Delicate Honey Shortbread filled with a homemade Strawberry Jam
Course Dessert, Snack
Prep Time 45 minutes
Cook Time 10 minutes
Total Time 55 minutes
Servings 12 biscuits
Author sweeterbytheseason


  • 7cm Fluted Round Cutter
  • Mini Heart Cutter


  • 170 g Unsalted Butter softened
  • 75 g Light Brown Sugar
  • 45 g Honey
  • 1/4 tsp. Salt
  • 1/8 tsp. Baking Powder
  • 220 g Plain Flour
  • 70 g Strawberry Jam see recipe


  • In a bowl, weigh all the ingredients together. Using your fingers, rub together the ingredients until it starts to come together to form a dough.

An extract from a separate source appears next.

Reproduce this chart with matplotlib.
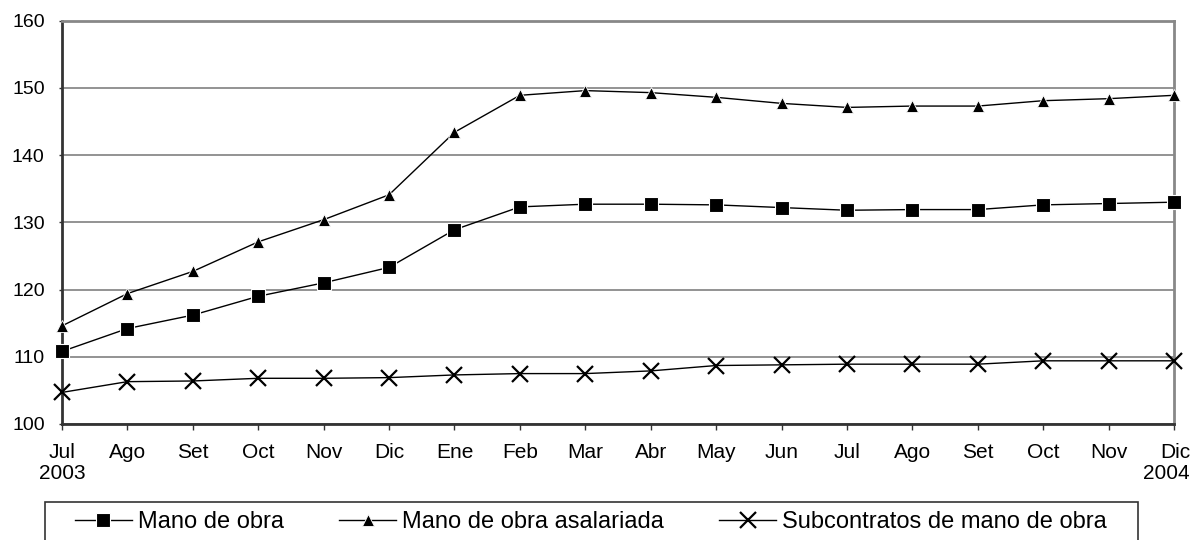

  • Flatten slightly and place in the fridge to chill.
  • Preheat the oven to 170 degrees celsius (Fan). Once chilled, on a lightly floured surface, roll the dough to 2mm thick. It needs to be thin as you are sandwiching two together.

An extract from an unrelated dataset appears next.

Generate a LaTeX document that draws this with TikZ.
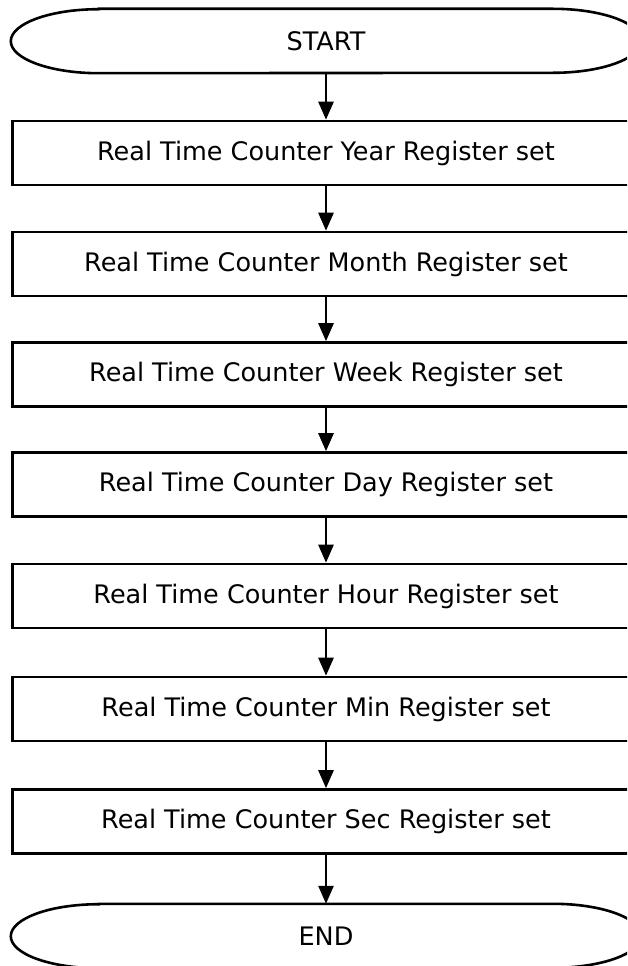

  • Using the fluted cutter, cut 24 biscuits and place on a couple baking trays lined with baking paper. For 12 cookies, cut the centre out of the biscuit with the heart cutter. These will be the top biscuits.
  • Place in the oven for 8-10 minutes until golden brown.
  • Make the jam as said on the recipe.
  • Now for the assembly, dust the top biscuits with icing sugar. Flip the bottom biscuits over so that the base is now the top, take a spoonful of jam and place in the centre. Top the jam with the dusted top biscuits.
  • Eat immediately or store in an airtight container and they will keep for 2-3 days!